The Dirty Boots
by John F. Holm
Trafford Publishing

"For over two months, I had carried around a beer, a left over from New Year's, in the bottom of my pack. One of those nights, six of us split it."

Generally, narrative about the Vietnam War is tinted with horror and emotive doldrums, but what if the account comes from a combat medic? Would the chronicle be exceptionally morbid? Would it be quadruple times heart wrenching?

In The Dirty Boots, former combat medic Holm presents his Vietnam War narrative from a different lens. Holm richly informs his readers about his experience starting with his life before Vietnam culminating on marrying his wife Harriet and attending a Nursing School. He tones down the usual sullen atmosphere of Vietnam War narrative as he intensifies the humor about day-to-day war life. His vivid descriptions of the war environment and the action-filled and downtime periods in the jungle pave to a historical narrative that is not necessarily gruesome, and yet is insightful and convincing.

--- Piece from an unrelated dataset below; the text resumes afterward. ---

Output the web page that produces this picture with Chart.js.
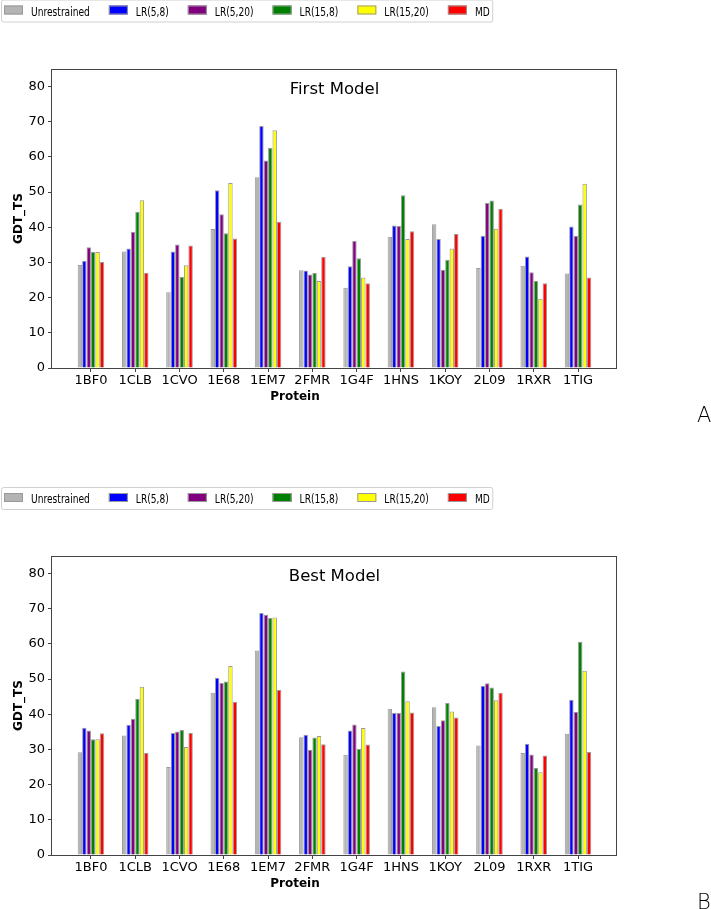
<!DOCTYPE html>
<html>
<head>
<meta charset="utf-8">
<script src="https://cdn.jsdelivr.net/npm/chart.js@4"></script>
<style>
body { margin: 0; background: #fff; }
canvas { position: absolute; left: 0; }
#first { top: 0; }
#best { top: 455px; }
</style>
</head>
<body>
<canvas id="first" width="711" height="450"></canvas>
<canvas id="best" width="711" height="454"></canvas>
<script>
const proteins = ['1BF0', '1CLB', '1CVO', '1E68', '1EM7', '2FMR', '1G4F', '1HNS', '1KOY', '2L09', '1RXR', '1TIG'];
const seriesNames = ['Unrestrained', 'LR(5,8)', 'LR(5,20)', 'LR(15,8)', 'LR(15,20)', 'MD'];
const seriesColors = ['#b4b4b4', '#0000ff', '#800080', '#008000', '#ffff00', '#ff0000'];

// First Model
const firstUnres  = [29.3, 33.1, 21.5, 39.5, 54.2, 27.8, 22.8, 37.3, 40.9, 28.4, 29.1, 26.9];
const firstLR58   = [30.5, 34.0, 33.1, 50.5, 68.8, 27.7, 28.9, 40.5, 36.7, 37.6, 31.7, 40.2];
const firstLR520  = [34.3, 38.7, 35.1, 43.7, 59.0, 26.6, 36.1, 40.4, 27.9, 46.9, 27.2, 37.6];
const firstLR158  = [33.0, 44.4, 25.9, 38.3, 62.6, 27.0, 31.2, 49.1, 30.8, 47.6, 24.8, 46.5];
const firstLR1520 = [33.0, 47.7, 29.2, 52.6, 67.6, 24.7, 25.7, 36.7, 34.0, 39.6, 19.7, 52.4];
const firstMD     = [30.1, 27.1, 34.8, 36.8, 41.6, 31.6, 24.1, 38.9, 38.1, 45.3, 24.1, 25.7];

// Best Model
const bestUnres  = [29.2, 34.0, 25.0, 46.1, 58.1, 33.5, 28.5, 41.6, 42.0, 31.1, 29.0, 34.5];
const bestLR58   = [36.2, 37.0, 34.7, 50.4, 68.8, 34.2, 35.4, 40.4, 36.7, 48.1, 31.6, 44.1];
const bestLR520  = [35.4, 38.7, 35.1, 48.9, 68.3, 29.9, 37.1, 40.4, 38.3, 48.8, 28.6, 40.7];
const bestLR158  = [32.9, 44.4, 35.5, 49.3, 67.4, 33.4, 30.2, 52.2, 43.2, 47.6, 24.7, 60.6];
const bestLR1520 = [32.9, 47.8, 30.7, 53.7, 67.5, 33.8, 36.1, 43.7, 40.8, 44.0, 23.5, 52.4];
const bestMD     = [34.6, 29.0, 34.7, 43.6, 46.9, 31.5, 31.4, 40.5, 39.1, 46.1, 28.3, 29.3];

Chart.defaults.font.family = "'DejaVu Sans', sans-serif";
Chart.defaults.color = '#000';

// frame, panel title, x title, panel letter and the boxed legend
const decor = {
  id: 'decor',
  afterDatasetsDraw(chart, args, o) {
    const ctx = chart.ctx, a = chart.chartArea;
    ctx.save();
    ctx.strokeStyle = '#444';
    ctx.lineWidth = 1;
    ctx.strokeRect(Math.round(a.left) - 0.5, Math.round(a.top) + 0.5,
                   Math.round(a.right - a.left), Math.round(a.bottom - a.top));

    ctx.fillStyle = '#000';
    ctx.textAlign = 'center';
    ctx.textBaseline = 'alphabetic';
    ctx.font = "16.5px 'DejaVu Sans'";
    ctx.fillText(o.title, (a.left + a.right) / 2, a.top + 25);

    ctx.font = "bold 12px 'DejaVu Sans'";
    ctx.fillText('Protein', a.left + 0.43 * (a.right - a.left), a.bottom + 32);

    ctx.textAlign = 'left';
    ctx.font = "200 21px 'DejaVu Sans'";
    ctx.fillText(o.letter, 697, a.bottom + 53.5);

    // legend
    const top = o.legendTop;
    ctx.font = "13px 'DejaVu Sans'";
    let x = 4;
    chart.data.datasets.forEach(ds => {
      ctx.fillStyle = ds.backgroundColor;
      ctx.fillRect(x, top + 6, 19, 9);
      ctx.strokeStyle = '#999';
      ctx.strokeRect(x + 0.5, top + 6.5, 18, 8);
      const w = ctx.measureText(ds.label).width * 0.7;
      ctx.save();
      ctx.translate(x + 27, top + 16);
      ctx.scale(0.7, 1);
      ctx.fillStyle = '#000';
      ctx.fillText(ds.label, 0, 0);
      ctx.restore();
      x += 27 + w + 19;
    });
    ctx.strokeStyle = '#d0d0d0';
    ctx.beginPath();
    ctx.roundRect(1.5, top + 0.5, x - 19 + 3 - 1.5, 22, 2);
    ctx.stroke();
    ctx.restore();
  }
};

function makeChart(id, series, title, letter, padTop, padBottom, legendTop) {
  return new Chart(document.getElementById(id), {
    type: 'bar',
    data: {
      datasets: seriesNames.map((name, k) => ({
        label: name,
        data: series[k].map((v, i) => ({ x: i, y: v })),
        backgroundColor: seriesColors[k],
        borderColor: '#9a9a9a',
        borderWidth: 1
      }))
    },
    options: {
      responsive: false,
      animation: false,
      datasets: { bar: { categoryPercentage: 0.6, barPercentage: 1.0 } },
      layout: { padding: { left: 0, top: padTop, right: 94, bottom: padBottom } },
      plugins: {
        legend: { display: false },
        tooltip: { enabled: false },
        decor: { title: title, letter: letter, legendTop: legendTop }
      },
      scales: {
        x: {
          type: 'linear',
          min: -0.88,
          max: 11.88,
          offset: false,
          afterFit(s) { s.height = 40; },
          ticks: {
            stepSize: 1,
            includeBounds: false,
            autoSkip: false,
            maxRotation: 0,
            padding: 1,
            font: { size: 13 },
            callback: v => proteins[v] ?? ''
          },
          grid: { offset: false, drawOnChartArea: false, drawTicks: true, tickLength: 4, color: '#444' },
          border: { display: false }
        },
        y: {
          min: 0,
          max: 85,
          afterFit(s) { s.width = 52; },
          ticks: { stepSize: 10, includeBounds: false, padding: 3, font: { size: 13 } },
          grid: { drawOnChartArea: false, drawTicks: true, tickLength: 4, color: '#444' },
          border: { display: false },
          title: {
            display: true,
            text: 'GDT_TS',
            font: { size: 12, weight: 'bold' },
            padding: { top: 12, bottom: 0 }
          }
        }
      }
    },
    plugins: [decor]
  });
}

makeChart('first', [firstUnres, firstLR58, firstLR520, firstLR158, firstLR1520, firstMD],
          'First Model', 'A', 69, 42, -0.5);
makeChart('best', [bestUnres, bestLR58, bestLR520, bestLR158, bestLR1520, bestMD],
          'Best Model', 'B', 101, 14, 32);
</script>
</body>
</html>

The Dirty Boots is a story of leadership, fortitude, endurance, and of sound, sometimes daring, infantry tactics and brotherhood. While it touches on Vietnam War grapevine rumors like drug use (morphine and pain pills) and STD contraction (clap), it also explores the challenges of providing emergency care to the wounded while in the middle of a crossfire. For many of the former young troops, the Vietnam War halted their growth. In the case of the then 19-year-old Holm, it was the opposite. He was able to develop life skills through fatigue, stress, and hunger as he performed his duty of providing medical supports to the troops. He has known part of himself that he might not have discovered outside of the war setting. Indeed, accounts of the Vietnam War would always vary depending on the narrator's experience, memory, and sense making.